A reserve has two objects which are very distinct from each other, namely, first, the prolongation and renewal of the combat, and secondly, for use in case of unforeseen events. The first object implies the utility of a successive application of forces, and on that account cannot occur in strategy. Cases in which a corps is sent to succour a point which is supposed to be about to fall are plainly to be placed in the category of the second object, as the resistance which has to be offered here could not have been sufficiently foreseen. But a corps which is destined expressly to prolong the combat, and with that object in view is placed in rear, would be only a corps placed out of reach of fire, but under the command and at the disposition of the general commanding in the action, and accordingly would be a tactical and not a strategic reserve.

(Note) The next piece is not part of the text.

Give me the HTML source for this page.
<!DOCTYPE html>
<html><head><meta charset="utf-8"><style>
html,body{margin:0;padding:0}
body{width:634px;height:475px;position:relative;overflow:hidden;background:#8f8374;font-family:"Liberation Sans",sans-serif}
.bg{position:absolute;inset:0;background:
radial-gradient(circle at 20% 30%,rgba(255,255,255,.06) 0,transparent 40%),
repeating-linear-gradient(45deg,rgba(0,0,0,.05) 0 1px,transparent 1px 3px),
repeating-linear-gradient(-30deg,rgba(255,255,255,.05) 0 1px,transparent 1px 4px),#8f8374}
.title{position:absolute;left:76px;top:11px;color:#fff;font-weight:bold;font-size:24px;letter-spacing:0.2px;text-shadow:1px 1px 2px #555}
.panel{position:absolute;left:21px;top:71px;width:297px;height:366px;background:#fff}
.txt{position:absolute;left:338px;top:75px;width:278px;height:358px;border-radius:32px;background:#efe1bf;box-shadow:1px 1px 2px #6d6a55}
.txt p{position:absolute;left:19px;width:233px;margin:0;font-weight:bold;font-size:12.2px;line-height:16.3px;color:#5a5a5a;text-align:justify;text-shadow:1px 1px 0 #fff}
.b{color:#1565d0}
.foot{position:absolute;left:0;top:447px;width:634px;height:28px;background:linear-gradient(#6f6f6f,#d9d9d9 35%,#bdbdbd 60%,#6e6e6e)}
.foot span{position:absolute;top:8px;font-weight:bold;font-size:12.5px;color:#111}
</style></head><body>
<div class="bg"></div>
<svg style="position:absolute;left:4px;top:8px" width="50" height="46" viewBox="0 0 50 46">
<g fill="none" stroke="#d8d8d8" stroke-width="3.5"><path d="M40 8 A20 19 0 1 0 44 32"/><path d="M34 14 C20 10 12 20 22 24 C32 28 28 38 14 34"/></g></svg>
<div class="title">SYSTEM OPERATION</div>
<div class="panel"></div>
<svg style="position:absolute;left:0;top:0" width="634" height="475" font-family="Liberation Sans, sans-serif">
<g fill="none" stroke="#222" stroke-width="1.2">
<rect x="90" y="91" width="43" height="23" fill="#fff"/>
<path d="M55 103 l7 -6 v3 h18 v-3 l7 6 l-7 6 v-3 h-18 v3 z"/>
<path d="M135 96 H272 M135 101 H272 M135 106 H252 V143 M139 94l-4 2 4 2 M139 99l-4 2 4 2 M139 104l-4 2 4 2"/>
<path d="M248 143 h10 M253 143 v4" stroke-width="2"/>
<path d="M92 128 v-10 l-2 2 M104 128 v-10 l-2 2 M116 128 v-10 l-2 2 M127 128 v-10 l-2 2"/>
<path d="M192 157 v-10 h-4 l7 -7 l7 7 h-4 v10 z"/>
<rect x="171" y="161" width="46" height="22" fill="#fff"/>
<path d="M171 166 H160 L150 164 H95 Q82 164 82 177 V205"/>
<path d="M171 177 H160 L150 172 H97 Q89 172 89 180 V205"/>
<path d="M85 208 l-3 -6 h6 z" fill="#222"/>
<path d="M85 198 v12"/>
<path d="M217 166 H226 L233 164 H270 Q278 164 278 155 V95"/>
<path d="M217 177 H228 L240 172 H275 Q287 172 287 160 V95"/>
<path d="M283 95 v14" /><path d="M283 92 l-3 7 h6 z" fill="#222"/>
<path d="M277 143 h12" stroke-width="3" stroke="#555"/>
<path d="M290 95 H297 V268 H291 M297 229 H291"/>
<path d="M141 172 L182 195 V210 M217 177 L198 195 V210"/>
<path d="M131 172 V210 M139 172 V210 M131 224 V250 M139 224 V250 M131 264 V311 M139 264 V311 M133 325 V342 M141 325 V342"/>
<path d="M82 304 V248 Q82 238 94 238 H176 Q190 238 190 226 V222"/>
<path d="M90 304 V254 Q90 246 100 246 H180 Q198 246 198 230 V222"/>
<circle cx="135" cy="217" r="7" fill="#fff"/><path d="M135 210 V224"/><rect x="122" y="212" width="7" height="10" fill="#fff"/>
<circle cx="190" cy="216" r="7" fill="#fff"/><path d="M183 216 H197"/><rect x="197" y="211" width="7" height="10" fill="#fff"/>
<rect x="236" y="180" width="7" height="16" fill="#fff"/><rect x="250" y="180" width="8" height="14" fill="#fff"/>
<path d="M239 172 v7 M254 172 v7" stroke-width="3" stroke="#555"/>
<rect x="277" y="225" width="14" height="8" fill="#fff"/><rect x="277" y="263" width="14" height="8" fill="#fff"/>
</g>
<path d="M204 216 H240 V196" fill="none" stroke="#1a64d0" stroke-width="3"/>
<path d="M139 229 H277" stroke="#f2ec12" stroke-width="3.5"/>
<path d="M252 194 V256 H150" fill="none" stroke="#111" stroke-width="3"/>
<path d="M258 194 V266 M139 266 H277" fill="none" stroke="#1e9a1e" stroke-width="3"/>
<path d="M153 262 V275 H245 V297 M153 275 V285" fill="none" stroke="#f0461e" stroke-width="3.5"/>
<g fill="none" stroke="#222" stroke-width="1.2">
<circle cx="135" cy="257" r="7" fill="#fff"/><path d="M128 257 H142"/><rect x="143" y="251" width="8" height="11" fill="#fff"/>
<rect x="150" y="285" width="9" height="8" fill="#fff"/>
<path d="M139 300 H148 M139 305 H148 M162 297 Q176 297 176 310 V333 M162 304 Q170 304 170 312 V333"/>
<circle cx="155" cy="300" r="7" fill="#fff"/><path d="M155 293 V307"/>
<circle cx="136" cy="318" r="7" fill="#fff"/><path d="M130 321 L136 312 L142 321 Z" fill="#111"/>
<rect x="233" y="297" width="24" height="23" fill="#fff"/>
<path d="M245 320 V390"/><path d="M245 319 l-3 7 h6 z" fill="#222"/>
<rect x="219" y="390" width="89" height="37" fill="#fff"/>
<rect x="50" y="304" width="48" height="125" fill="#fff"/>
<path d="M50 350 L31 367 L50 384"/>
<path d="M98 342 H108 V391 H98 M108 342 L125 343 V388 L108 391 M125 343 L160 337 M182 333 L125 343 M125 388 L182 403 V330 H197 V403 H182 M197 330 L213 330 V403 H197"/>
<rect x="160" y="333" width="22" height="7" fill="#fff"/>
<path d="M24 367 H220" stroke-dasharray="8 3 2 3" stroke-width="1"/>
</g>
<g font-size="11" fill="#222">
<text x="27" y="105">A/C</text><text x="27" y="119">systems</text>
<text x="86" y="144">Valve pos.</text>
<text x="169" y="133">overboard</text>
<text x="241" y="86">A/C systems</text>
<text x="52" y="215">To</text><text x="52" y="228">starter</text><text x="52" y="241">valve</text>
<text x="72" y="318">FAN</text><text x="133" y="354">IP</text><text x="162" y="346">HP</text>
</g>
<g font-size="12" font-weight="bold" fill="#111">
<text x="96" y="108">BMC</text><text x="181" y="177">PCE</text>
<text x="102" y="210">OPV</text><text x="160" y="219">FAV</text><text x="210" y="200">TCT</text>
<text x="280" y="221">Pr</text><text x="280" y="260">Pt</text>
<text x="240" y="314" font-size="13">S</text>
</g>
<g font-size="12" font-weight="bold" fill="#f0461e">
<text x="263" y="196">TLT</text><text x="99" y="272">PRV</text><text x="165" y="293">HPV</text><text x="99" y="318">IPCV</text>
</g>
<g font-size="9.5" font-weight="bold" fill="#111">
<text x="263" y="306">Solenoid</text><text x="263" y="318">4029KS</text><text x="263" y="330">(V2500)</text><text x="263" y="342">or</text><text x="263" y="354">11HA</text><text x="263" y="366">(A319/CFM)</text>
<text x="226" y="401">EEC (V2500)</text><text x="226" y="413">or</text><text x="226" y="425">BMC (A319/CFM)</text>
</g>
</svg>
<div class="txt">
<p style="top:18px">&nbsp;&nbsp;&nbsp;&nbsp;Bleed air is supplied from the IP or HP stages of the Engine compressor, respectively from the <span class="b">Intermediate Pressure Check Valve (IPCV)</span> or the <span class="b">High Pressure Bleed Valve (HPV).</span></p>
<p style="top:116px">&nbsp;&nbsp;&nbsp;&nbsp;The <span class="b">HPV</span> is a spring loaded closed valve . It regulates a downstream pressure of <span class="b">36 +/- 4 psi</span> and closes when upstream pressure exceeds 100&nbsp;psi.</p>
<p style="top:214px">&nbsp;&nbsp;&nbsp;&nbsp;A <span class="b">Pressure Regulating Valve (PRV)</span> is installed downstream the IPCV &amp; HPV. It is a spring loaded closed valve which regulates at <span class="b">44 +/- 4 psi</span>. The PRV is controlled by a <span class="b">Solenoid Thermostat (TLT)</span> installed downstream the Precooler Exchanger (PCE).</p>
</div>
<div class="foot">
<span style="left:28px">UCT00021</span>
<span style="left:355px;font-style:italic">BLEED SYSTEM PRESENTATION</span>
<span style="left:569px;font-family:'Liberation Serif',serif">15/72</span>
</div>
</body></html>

But the necessity for a force ready for unforeseen events may also take place in strategy, and consequently there may also be a strategic reserve, but only where unforeseen events are imaginable. In tactics, where the enemy’s measures are generally first ascertained by direct sight, and where they may be concealed by every wood, every fold of undulating ground, we must naturally always be alive, more or less, to the possibility of unforeseen events, in order to strengthen, subsequently, those points which appear too weak, and, in fact, to modify generally the disposition of our troops, so as to make it correspond better to that of the enemy.

Such cases must also happen in strategy, because the strategic act is directly linked to the tactical. In strategy also many a measure is first adopted in consequence of what is actually seen, or in consequence of uncertain reports arriving from day to day, or even from hour to hour, and lastly, from the actual results of the combats; it is, therefore, an essential condition of strategic command that, according to the degree of uncertainty, forces must be kept in reserve against future contingencies.

In the defensive generally, but particularly in the defence of certain obstacles of ground, like rivers, hills, etc., such contingencies, as is well known, happen constantly.

But this uncertainty diminishes in proportion as the strategic activity has less of the tactical character, and ceases almost altogether in those regions where it borders on politics.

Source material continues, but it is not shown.